For any baseball player, the highest individual achievement is induction into the Hall of Fame through the BBWAA. This is an exclusive club, with 323 inductees, including 226 former Major League Baseball players and 35 players and executives from the Negro League. For our last mini-project1, we used the Lahman dataset to explore statistical differences between those inducted in the Hall of Fame and those who were statistically on the cusp. We wanted to examine how the standards for HOF players have changed over time. Baseball as a game has changed considerably in the time it has been played, with greater emphasis being placed on hitting home runs, while strikeouts are at an all-time high. Additionally, the game has been tainted somewhat by the Steroid Era. We tried to make some suggestions about certain players that should be inducted into the Hall of Fame based on the statistics of those who have been inducted.

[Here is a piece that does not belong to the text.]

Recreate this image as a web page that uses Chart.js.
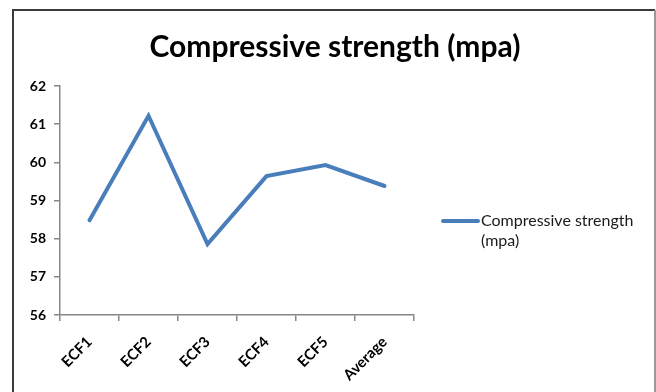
<!DOCTYPE html>
<html>
<head>
<meta charset="utf-8">
<script src="https://cdn.jsdelivr.net/npm/chart.js@4/dist/chart.umd.min.js"></script>
<style>
  html, body { margin: 0; padding: 0; background: #fff; }
  #wrap { position: relative; width: 656px; height: 392px; }
</style>
</head>
<body>
<div id="wrap"><canvas id="c" width="656" height="392"></canvas></div>
<script>
// Compressive strength per mix, plus their average
const categories = ['ECF1', 'ECF2', 'ECF3', 'ECF4', 'ECF5', 'Average'];
const strengthValues = [58.48, 61.22, 57.86, 59.64, 59.93, 59.38];
const chartTitle = 'Compressive strength (mpa)';
const seriesLabel = ['Compressive strength', '(mpa)'];
const yMin = 56;
const yMax = 62;
const yStep = 1;

const FONT = 'Lato, "Open Sans", sans-serif';
const LINE_COLOR = '#4A7EBB';
const AXIS_COLOR = '#868686';

// Outer chart frame and the title centred over the whole frame
const framePlugin = {
  id: 'frame',
  beforeDraw(chart) {
    const ctx = chart.ctx;
    ctx.save();
    ctx.fillStyle = '#fff';
    ctx.fillRect(0, 0, chart.width, chart.height);
    ctx.lineWidth = 2;
    ctx.strokeStyle = '#3a3a3a';
    ctx.beginPath();
    ctx.moveTo(13, chart.height + 2);
    ctx.lineTo(13, 10);
    ctx.lineTo(655, 10);
    ctx.stroke();
    ctx.strokeStyle = '#9a9a9a';
    ctx.beginPath();
    ctx.moveTo(655, 10);
    ctx.lineTo(655, chart.height + 2);
    ctx.stroke();

    ctx.fillStyle = '#000';
    ctx.font = 'bold 30px ' + FONT;
    ctx.textAlign = 'center';
    ctx.textBaseline = 'middle';
    ctx.fillText(chartTitle, 335, 47);
    ctx.restore();
  }
};

// Legend at the right with a wrapped two-line label
const sideLegend = {
  id: 'sideLegend',
  afterDraw(chart) {
    const ds = chart.data.datasets[0];
    const ctx = chart.ctx;
    const x0 = 441, x1 = 478, y = 221;
    ctx.save();
    ctx.strokeStyle = ds.borderColor;
    ctx.lineWidth = 4;
    ctx.lineCap = 'round';
    ctx.beginPath();
    ctx.moveTo(x0 + 2, y);
    ctx.lineTo(x1, y);
    ctx.stroke();
    ctx.fillStyle = '#1a1a1a';
    ctx.font = '16px ' + FONT;
    ctx.textBaseline = 'middle';
    ctx.textAlign = 'left';
    ds.labelLines.forEach((t, i) => ctx.fillText(t, 481, y + i * 20));
    ctx.restore();
  }
};

new Chart(document.getElementById('c'), {
  type: 'line',
  data: {
    labels: categories,
    datasets: [{
      label: seriesLabel.join(' '),
      labelLines: seriesLabel,
      data: strengthValues,
      borderColor: LINE_COLOR,
      backgroundColor: LINE_COLOR,
      borderWidth: 4,
      borderJoinStyle: 'miter',
      borderCapStyle: 'round',
      pointRadius: 0,
      tension: 0,
      fill: false
    }]
  },
  options: {
    responsive: false,
    animation: false,
    layout: { padding: { left: 14, right: 242, top: 86, bottom: 0 } },
    plugins: {
      legend: { display: false },
      tooltip: { enabled: false },
      title: { display: false }
    },
    scales: {
      x: {
        type: 'category',
        offset: true,
        grid: { offset: true, drawOnChartArea: false, drawTicks: true, tickLength: 6, color: AXIS_COLOR, lineWidth: 1.5 },
        border: { color: AXIS_COLOR, width: 1.5 },
        ticks: {
          color: '#000',
          font: { family: FONT, size: 15, weight: 'bold' },
          minRotation: 45,
          maxRotation: 45,
          padding: 12
        },
        afterFit(s) { s.height = 77; }
      },
      y: {
        min: yMin,
        max: yMax,
        grid: { drawOnChartArea: false, drawTicks: true, tickLength: 6, color: AXIS_COLOR, lineWidth: 1.5 },
        border: { color: AXIS_COLOR, width: 1.5 },
        ticks: {
          stepSize: yStep,
          color: '#000',
          font: { family: FONT, size: 14, weight: 'bold' },
          padding: 8
        },
        afterFit(s) { s.width = 46; }
      }
    }
  },
  plugins: [framePlugin, sideLegend]
});
</script>
</body>
</html>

We spent considerable time working with SQL to narrow down our queries and create objects showing meaningful statistics comparing pitchers and hitters currently in the Hall of Fame to those not in the Hall of Fame.
Delving deeper into investigating which players have been closest to being inducted, we see that many of those with the strongest statistical resumes are those with clear connections to performance enhancing drugs (PEDs): the three highest HR totals for those not inducted in the Hall of Fame according to our search are Barry Bonds, Mark McGwire, and Manny Ramirez, players linked to PEDs in the past. This kind of domain knowledge beyond the numbers is needed to understand why certain players have not been elected to the Hall of Fame. As we have talked about before in this class, an important job of data scientists is to be culturally aware and think deeply about trends or patterns observed in the data.
library(mdsr)
library(RMySQL)
library(tidyverse)
library(plotly)
library(ggrepel)
library(gridExtra)
library(ggthemes)
library(plotly)
db <- dbConnect_scidb(dbname = "lahman")
pitchers <- db %>%
dbGetQuery(
"SELECT hof.playerID, hof.yearID, nameFirst, nameLast,
sum(G) as G, sum(pi.GS) as GS, sum(IPouts/3) as IP,
sum(CG) as CG, sum(SHO) as SHO, sum(SV) as SV, sum(W) as W,
sum(L) as L, sum(H) as H, sum(BB) as BB, sum(ER) as ER,
sum(SO) as SO, ((sum(ER) / (sum(IPouts)/3)) * 9) as ERA,
((sum(H) + sum(BB)) / (sum(IPouts) / 3)) as WHIP , hof.inducted
FROM HallOfFame hof
JOIN Master ma ON ma.playerID = hof.playerID
JOIN Pitching pi ON pi.playerID = hof.playerID
WHERE hof.inducted = 'Y'
AND hof.votedBy = 'BBWAA'
GROUP BY hof.playerID
HAVING G > 100;"
)
# Specifying BBWAA (Highest authority for bsaeball)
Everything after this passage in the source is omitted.